For some time the pronouncement held sway, as the retail price of a litre of petrol dropped initially to N125, from N145, later to N123 and N121.50, before rising again to about N140.80, N143.80, N162 and ultimately to the current N165.
Although the price has remained at N165 per litre since then, the NMDPRA has said that the level of under-recovery by the NNPC has been rising so high that the country may be spending as much as N4 trillion this year for fuel subsidy alone.
Experts say the spiraling fuel subsidy bill may be as a result of the volume of petroleum products consumed daily in the country, as the figure keeps rising everyday, from between 80 million litres to more than 110 million litres per day.
With no update on the rehabilitation of the four refineries not forthcoming, either by the old NNPC or the Ministry of Petroleum Resources, few months to the deadline promised by Kyari, expert say the new NNPC must unfold a decisive policy pronouncement about these critical issues.

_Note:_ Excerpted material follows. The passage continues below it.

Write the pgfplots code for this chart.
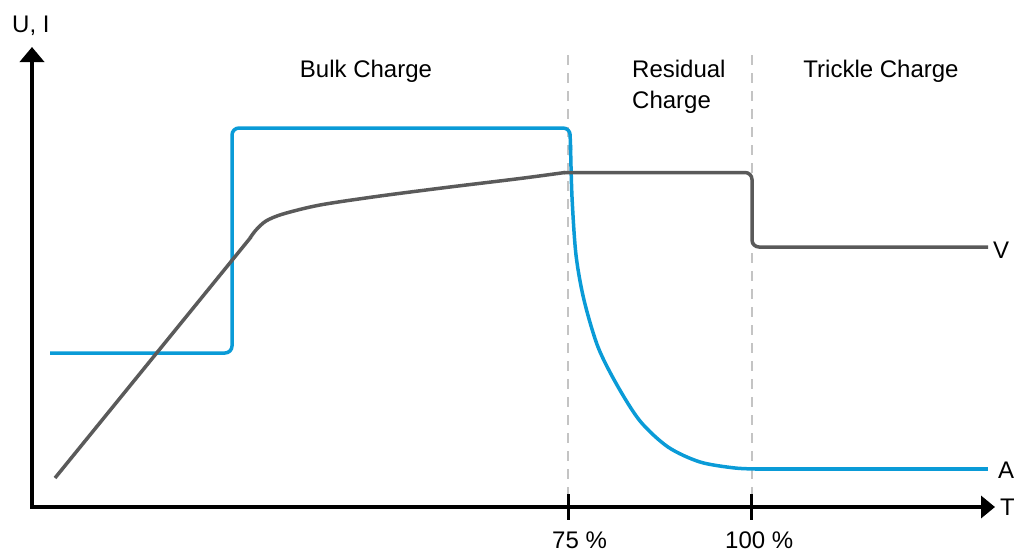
\documentclass[border=0pt]{standalone}
\usepackage{pgfplots}
\pgfplotsset{compat=1.18}
\usepackage{fontspec}
\setmainfont{Liberation Sans}
\usetikzlibrary{arrows.meta}
\definecolor{cblue}{HTML}{0A9BD7}
\definecolor{cgray}{HTML}{5A5A5A}
\definecolor{cdash}{HTML}{C4C4C4}
\tikzset{lbl/.style={font=\fontsize{24}{28}\selectfont, inner sep=0pt, text=black}}
\begin{document}
\begin{tikzpicture}
\begin{axis}[
  scale only axis, width=1014pt, height=554pt,
  xmin=0, xmax=1014, ymin=0, ymax=554, y dir=reverse,
  hide axis, clip=false,
]
% dashed phase separators
\addplot[cdash, line width=2.5pt, dash pattern=on 10pt off 8pt] coordinates {(568,55) (568,494)};
\addplot[cdash, line width=2.5pt, dash pattern=on 10pt off 8pt] coordinates {(752,55) (752,494)};
% current (A)
\addplot[cblue, line width=3.5pt, rounded corners=7pt] coordinates {(50,353) (232,353) (232,128) (570,128) (570.5,150)};
\addplot[cblue, line width=3.5pt, smooth, tension=0.5] coordinates {
 (570.5,145) (572,197) (576,255) (584,300) (598,347) (617,385) (640,421) (668,447) (700,462) (735,468) (760,469)};
\addplot[cblue, line width=3.5pt] coordinates {(755,469) (988,469)};
% voltage (V)
\addplot[cgray, line width=3.5pt] coordinates {(55,478) (251,237)};
\addplot[cgray, line width=3.5pt, smooth, tension=0.5] coordinates {
 (250,238) (256,230) (266,221) (283,214) (320,205) (380,196) (450,187) (520,178.5) (565,172.5)};
\addplot[cgray, line width=3.5pt, rounded corners=7pt] coordinates {(564,172.5) (752,172.5) (752,247) (988,247)};
% axes
\addplot[black, line width=4pt, {Triangle[length=15pt,width=24pt]}-{Triangle[length=14pt,width=22pt]}] coordinates {(32,47) (32,507) (995,507)};
\addplot[black, line width=3pt] coordinates {(568,494) (568,520)};
\addplot[black, line width=3pt] coordinates {(751,494) (751,520)};
% labels
\node[lbl, anchor=base west] at (axis cs:12,32) {U, I};
\node[lbl, anchor=base west] at (axis cs:1000,515) {T};
\node[lbl, anchor=base west] at (axis cs:993,258) {V};
\node[lbl, anchor=base west] at (axis cs:998,478) {A};
\node[lbl, anchor=base] at (axis cs:366,77) {Bulk Charge};
\node[lbl, anchor=base west] at (axis cs:632,77) {Residual};
\node[lbl, anchor=base west] at (axis cs:632,108) {Charge};
\node[lbl, anchor=base] at (axis cs:881,77) {Trickle Charge};
\node[lbl, anchor=base west] at (axis cs:552,548) {75 \%};
\node[lbl, anchor=base west] at (axis cs:725,548) {100 \%};
\end{axis}
\pgfresetboundingbox
\path (current axis.south west) rectangle (current axis.north east);
\end{tikzpicture}
\end{document}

Meanwhile, petroleum products marketers are still threatening to hike the retail price above the government approved ceiling of N165 per litre.
Last week, after long queues resurfaced at filling stations in Abuja and environs, as well as other major cities in the country, some retail outlets raised their pump price to between N185 and N200 per litre, claiming huge losses as a result of non-payment of outstanding bridging claims by the NMDPRA and related issues in the downstream oil sector.
The unveiling of the new NNPC may hope for the future of the Nigerian economy, by experts see tough decisions that need to be made to fully achieve the objective of the transformation process.